■ Data to use ■
# # # #
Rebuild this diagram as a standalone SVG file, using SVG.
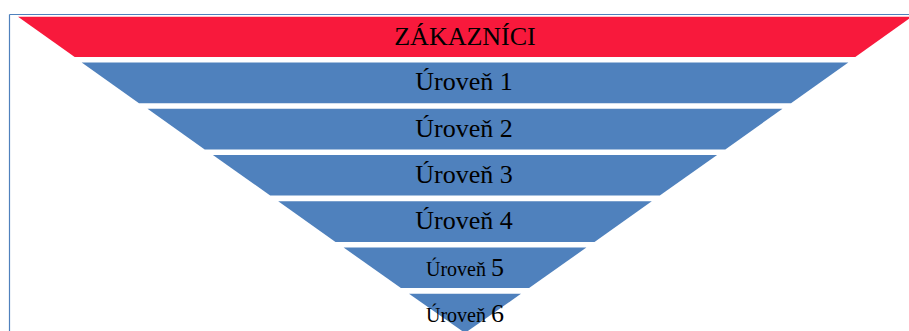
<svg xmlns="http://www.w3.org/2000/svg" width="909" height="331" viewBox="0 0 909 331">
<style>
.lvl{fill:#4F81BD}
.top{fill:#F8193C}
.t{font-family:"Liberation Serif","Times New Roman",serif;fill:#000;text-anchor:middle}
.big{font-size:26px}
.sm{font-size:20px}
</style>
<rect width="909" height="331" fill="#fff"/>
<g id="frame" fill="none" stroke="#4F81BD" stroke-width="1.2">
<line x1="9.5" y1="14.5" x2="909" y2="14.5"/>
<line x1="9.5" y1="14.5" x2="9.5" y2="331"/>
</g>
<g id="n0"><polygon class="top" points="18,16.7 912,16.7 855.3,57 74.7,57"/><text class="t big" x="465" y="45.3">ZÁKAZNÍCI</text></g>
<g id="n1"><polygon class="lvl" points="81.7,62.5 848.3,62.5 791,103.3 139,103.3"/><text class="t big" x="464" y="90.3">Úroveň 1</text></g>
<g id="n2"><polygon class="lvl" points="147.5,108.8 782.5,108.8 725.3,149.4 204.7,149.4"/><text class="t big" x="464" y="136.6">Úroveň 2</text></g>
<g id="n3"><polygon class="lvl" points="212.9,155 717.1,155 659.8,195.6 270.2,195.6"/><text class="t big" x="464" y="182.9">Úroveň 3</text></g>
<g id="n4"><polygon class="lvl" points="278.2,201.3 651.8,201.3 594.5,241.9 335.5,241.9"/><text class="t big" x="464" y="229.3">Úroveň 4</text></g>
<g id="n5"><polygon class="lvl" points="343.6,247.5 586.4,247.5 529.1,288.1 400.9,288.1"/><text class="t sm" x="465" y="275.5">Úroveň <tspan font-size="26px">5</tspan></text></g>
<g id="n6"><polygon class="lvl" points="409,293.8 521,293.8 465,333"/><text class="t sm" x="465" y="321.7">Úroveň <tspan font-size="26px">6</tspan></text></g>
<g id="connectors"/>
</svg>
# # # #
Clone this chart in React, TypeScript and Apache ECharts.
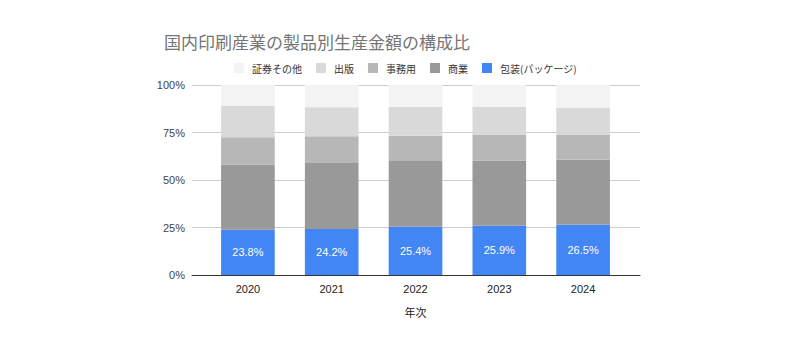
# # # #
Show all lines from the records above where the word "this" occurs.

■ Result ■
Rebuild this diagram as a standalone SVG file, using SVG.
Clone this chart in React, TypeScript and Apache ECharts.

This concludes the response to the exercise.